Observing US:
A column about America,
by Marylaine Block
originally published by
Fox News Online, 1998-2000


#58, October 26, 1999

TALKING BACK

by Marylaine Block

New software programs have come out recently that allow users to talk back to any web site - one allows you to attach a kind of post-it note anyplace on screen, while the other allows you to begin an online chat at any URL.*

It was not only logical but inevitable that somebody would create such software, because we have a history of turning one-way, top-down media into democratic, free-for-all media.

One of the first uses of the printing press was to publish official edicts. But before long printers began disagreeing with them in public, publishing broadsides with political opinions of all stripes, and distributing them in the streets and coffeehouses. Tom Paine's broadsides "Common Sense" and "The Rights of Man" helped our founding fathers arouse public opinion against King George.

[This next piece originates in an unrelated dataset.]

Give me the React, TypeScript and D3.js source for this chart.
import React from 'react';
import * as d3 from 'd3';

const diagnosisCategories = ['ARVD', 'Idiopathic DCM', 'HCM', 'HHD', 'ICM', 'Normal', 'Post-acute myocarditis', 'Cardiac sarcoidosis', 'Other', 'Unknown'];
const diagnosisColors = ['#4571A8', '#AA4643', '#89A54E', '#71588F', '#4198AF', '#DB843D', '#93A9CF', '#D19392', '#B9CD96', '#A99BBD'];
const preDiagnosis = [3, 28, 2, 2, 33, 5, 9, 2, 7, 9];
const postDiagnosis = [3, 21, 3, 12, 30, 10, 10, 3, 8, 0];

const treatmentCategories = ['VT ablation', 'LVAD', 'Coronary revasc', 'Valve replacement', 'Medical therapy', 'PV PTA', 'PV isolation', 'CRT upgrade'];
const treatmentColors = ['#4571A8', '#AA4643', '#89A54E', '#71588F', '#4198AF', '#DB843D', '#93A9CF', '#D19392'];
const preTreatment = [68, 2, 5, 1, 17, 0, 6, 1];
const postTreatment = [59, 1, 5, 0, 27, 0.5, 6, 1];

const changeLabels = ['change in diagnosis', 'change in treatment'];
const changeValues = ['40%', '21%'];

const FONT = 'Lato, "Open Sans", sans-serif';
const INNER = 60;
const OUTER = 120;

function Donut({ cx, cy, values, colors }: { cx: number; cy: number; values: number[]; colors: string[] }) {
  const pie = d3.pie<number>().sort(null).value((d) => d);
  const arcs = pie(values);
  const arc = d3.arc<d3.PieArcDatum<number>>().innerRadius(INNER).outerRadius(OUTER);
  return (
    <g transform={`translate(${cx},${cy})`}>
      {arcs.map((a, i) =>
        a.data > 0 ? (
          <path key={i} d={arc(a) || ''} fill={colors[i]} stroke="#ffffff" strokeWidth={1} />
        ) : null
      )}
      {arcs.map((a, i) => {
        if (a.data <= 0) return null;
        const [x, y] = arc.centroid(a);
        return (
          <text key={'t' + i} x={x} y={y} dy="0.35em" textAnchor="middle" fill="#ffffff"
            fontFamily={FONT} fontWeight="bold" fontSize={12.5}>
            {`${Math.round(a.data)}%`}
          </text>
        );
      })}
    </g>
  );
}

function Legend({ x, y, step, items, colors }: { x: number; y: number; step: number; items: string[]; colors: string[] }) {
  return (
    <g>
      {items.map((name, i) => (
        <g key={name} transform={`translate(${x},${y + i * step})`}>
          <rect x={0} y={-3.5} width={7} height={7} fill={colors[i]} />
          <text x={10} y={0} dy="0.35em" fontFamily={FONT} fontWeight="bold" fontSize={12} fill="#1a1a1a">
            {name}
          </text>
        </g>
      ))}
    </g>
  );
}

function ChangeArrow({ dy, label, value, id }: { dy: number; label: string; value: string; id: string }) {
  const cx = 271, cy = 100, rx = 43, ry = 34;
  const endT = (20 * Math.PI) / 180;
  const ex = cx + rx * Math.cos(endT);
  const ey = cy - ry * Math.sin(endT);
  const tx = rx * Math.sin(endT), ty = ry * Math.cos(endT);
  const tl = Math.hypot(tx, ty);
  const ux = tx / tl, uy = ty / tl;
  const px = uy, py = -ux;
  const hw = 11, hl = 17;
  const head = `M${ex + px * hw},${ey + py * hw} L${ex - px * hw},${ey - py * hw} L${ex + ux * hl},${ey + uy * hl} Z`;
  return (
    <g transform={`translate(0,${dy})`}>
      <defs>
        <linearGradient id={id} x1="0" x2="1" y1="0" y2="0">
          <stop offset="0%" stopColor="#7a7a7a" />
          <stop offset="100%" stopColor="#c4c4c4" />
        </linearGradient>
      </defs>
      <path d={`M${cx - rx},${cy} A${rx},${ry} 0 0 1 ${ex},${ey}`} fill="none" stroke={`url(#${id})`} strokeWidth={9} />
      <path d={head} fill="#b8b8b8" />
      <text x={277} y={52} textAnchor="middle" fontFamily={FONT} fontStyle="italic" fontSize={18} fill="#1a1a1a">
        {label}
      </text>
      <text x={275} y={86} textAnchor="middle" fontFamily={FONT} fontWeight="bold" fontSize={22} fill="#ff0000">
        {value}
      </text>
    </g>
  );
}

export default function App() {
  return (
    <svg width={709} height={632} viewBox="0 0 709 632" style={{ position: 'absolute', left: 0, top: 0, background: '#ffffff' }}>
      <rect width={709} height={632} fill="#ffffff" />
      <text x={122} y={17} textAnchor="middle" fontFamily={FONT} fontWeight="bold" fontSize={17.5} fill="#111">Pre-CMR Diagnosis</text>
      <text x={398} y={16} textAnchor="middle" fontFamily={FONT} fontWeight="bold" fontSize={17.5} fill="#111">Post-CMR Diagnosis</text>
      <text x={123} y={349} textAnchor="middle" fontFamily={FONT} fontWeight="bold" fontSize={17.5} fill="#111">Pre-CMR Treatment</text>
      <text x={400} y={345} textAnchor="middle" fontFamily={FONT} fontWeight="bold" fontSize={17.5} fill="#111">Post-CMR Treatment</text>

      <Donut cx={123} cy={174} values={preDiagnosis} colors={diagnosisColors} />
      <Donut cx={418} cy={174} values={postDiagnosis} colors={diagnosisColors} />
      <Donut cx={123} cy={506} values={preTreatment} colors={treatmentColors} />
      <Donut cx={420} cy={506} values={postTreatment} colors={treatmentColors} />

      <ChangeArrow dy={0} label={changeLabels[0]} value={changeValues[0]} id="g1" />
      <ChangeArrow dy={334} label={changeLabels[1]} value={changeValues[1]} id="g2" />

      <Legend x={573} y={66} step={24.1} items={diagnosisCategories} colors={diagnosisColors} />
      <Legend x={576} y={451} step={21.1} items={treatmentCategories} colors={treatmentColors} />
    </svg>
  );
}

When mimeographs and copiers and fax machines came along, everybody could get in on the act of printing and sharing their ideas.

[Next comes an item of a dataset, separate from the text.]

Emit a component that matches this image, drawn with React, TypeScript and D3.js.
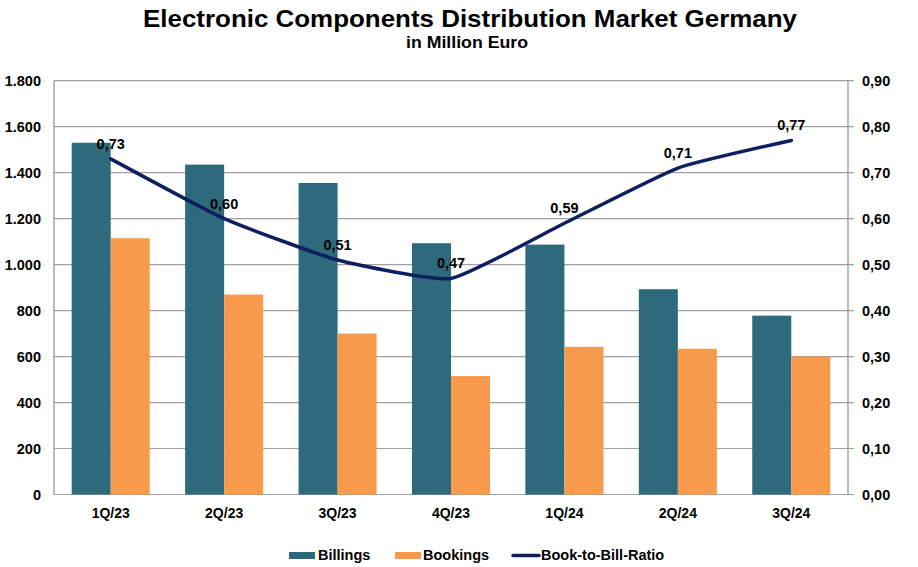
import React from "react";
import * as d3 from "d3";

const categories = ["1Q/23", "2Q/23", "3Q/23", "4Q/23", "1Q/24", "2Q/24", "3Q/24"];
const billings = [1530, 1435, 1355, 1093, 1087, 893, 778];
const bookings = [1115, 870, 700, 515, 642, 634, 600];
const ratio = [0.73, 0.6, 0.51, 0.47, 0.59, 0.71, 0.77];
const leftTicks = [0, 200, 400, 600, 800, 1000, 1200, 1400, 1600, 1800];
const rightTicks = [0, 0.1, 0.2, 0.3, 0.4, 0.5, 0.6, 0.7, 0.8, 0.9];

const W = 918;
const H = 567;
const M = { left: 54, right: 848, top: 80.7, bottom: 494.5 };
const teal = "#2D6A7B";
const orange = "#F79A4B";
const navy = "#0E1F60";
const gridC = "#A0A0A0";
const FONT = "'Liberation Sans', Arial, sans-serif";

const fmtLeft = (v: number) => d3.format(",")(v).replace(/,/g, ".");
const fmtRight = (v: number) => v.toFixed(2).replace(".", ",");

export default function App() {
  const x = d3.scaleBand<string>().domain(categories).range([M.left, M.right]).paddingInner(0).paddingOuter(0);
  const yL = d3.scaleLinear().domain([0, 1800]).range([M.bottom, M.top]);
  const yR = d3.scaleLinear().domain([0, 0.9]).range([M.bottom, M.top]);
  const bw = x.bandwidth() * 0.344;
  const cx = (c: string) => (x(c) as number) + x.bandwidth() / 2;

  const line = d3
    .line<number>()
    .x((_, i) => cx(categories[i]))
    .y((d) => yR(d))
    .curve(d3.curveCardinal.tension(0.55));

  return (
    <svg width={W} height={H} style={{ display: "block", position: "absolute", left: 0, top: 0 }} fontFamily={FONT}>
      <rect width={W} height={H} fill="#fff" />
      <text x={470} y={27.3} textAnchor="middle" fontSize={24} fontWeight="bold" textLength={654} lengthAdjust="spacingAndGlyphs">
        Electronic Components Distribution Market Germany
      </text>
      <text x={467} y={48} textAnchor="middle" fontSize={16} fontWeight="bold" textLength={122} lengthAdjust="spacingAndGlyphs">
        in Million Euro
      </text>

      {leftTicks.map((t) => (
        <line key={"g" + t} x1={M.left} x2={M.right + 6} y1={yL(t)} y2={yL(t)} stroke={gridC} strokeWidth={1.2} />
      ))}
      <line x1={M.left} x2={M.left} y1={M.top} y2={M.bottom} stroke={gridC} strokeWidth={1.4} />
      <line x1={M.right} x2={M.right} y1={M.top} y2={M.bottom} stroke={gridC} strokeWidth={1.4} />

      {leftTicks.map((t) => (
        <text key={"l" + t} x={41} y={yL(t) + 5} textAnchor="end" fontSize={14.5} fontWeight="bold">
          {fmtLeft(t)}
        </text>
      ))}
      {rightTicks.map((t) => (
        <text key={"r" + t} x={862} y={yR(t) + 5} textAnchor="start" fontSize={14.5} fontWeight="bold">
          {fmtRight(t)}
        </text>
      ))}

      {categories.map((c, i) => (
        <g key={c}>
          <rect x={cx(c) - bw} y={yL(billings[i])} width={bw} height={M.bottom - yL(billings[i])} fill={teal} />
          <rect x={cx(c)} y={yL(bookings[i])} width={bw} height={M.bottom - yL(bookings[i])} fill={orange} />
          <text x={cx(c)} y={518} textAnchor="middle" fontSize={14} fontWeight="bold">
            {c}
          </text>
        </g>
      ))}

      <path d={line(ratio) || ""} fill="none" stroke={navy} strokeWidth={3.5} strokeLinejoin="round" strokeLinecap="round" />
      {ratio.map((r, i) => (
        <text key={"d" + i} x={cx(categories[i])} y={yR(r) - 10} textAnchor="middle" fontSize={14.5} fontWeight="bold">
          {fmtRight(r)}
        </text>
      ))}

      <g fontSize={14.5} fontWeight="bold">
        <rect x={289} y={552} width={26} height={7} fill={teal} />
        <text x={318} y={560}>Billings</text>
        <rect x={395} y={552} width={26} height={7} fill={orange} />
        <text x={423} y={560}>Bookings</text>
        <line x1={513} x2={539} y1={555.5} y2={555.5} stroke={navy} strokeWidth={3.5} strokeLinecap="round" />
        <text x={541} y={560}>Book-to-Bill-Ratio</text>
      </g>
    </svg>
  );
}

Photography was originally a top-down medium limited to paid professionals because cameras were so expensive, slow, and ponderous. The inexpensive Brownie cameras made photography a national sport anybody could play.

Radio actually began as a two-way medium, with hams helping to discover how radio waves worked, but it was soon taken over by commercial stations and networks. Recently, as station after station was absorbed into corporate empires, and programming became national and syndicated, talk radio gave listeners a chance to talk back. When local content disappeared from many stations altogether, low-wattage "pirate" radio stations began popping up to reclaim a portion of the airwaves for the benefit of the community.

Television was another technology that was at first too expensive to be anything but top-down. But all the successful video technologies since then have been ones that allowed viewers increasing control of what was on our screens. The first was video games; yes, somebody scripted them, but we controlled the pac-men, spiders, space ships and knights; we decided where our heroes would go, and who they would fight, with what weapons.

Cable gave us not only more program choices but a chance to do our own programming on open access channels, while remote control allowed us to surf restlessly from channel to channel whenever the content bored us. Recorders allowed us to view shows when we wanted to, not when networks scheduled them, and inexpensive video cameras allowed us to create our own content and share it with others.**

The net is as far from a top-down medium as you can get, with forums, interactive blogs, and sites where experts will answer your questions. If you like or hate something you read online, you can instantly post a comment on the site or fire off an e-mail.

That doesn't mean people don't want to control the internet, you understand, but techies are particularly resistant to top-down control. If Bill Gates had been willing to share his source code so users could improve on it, he wouldn't be worrying so much today about his open source rival, Linux.

It's a never-ending struggle, between people who want to control the media, and the viewers, listeners and users who think all media rightly belong to the audience, and we should at the very least be able to talk back. Give us any one-way medium, and I guarantee you, we'll figure out a way to make it go two ways - or six or seventeen.


*Remember, this column was written in 1999.

**I wrote this before YouTube became the ultimate extension.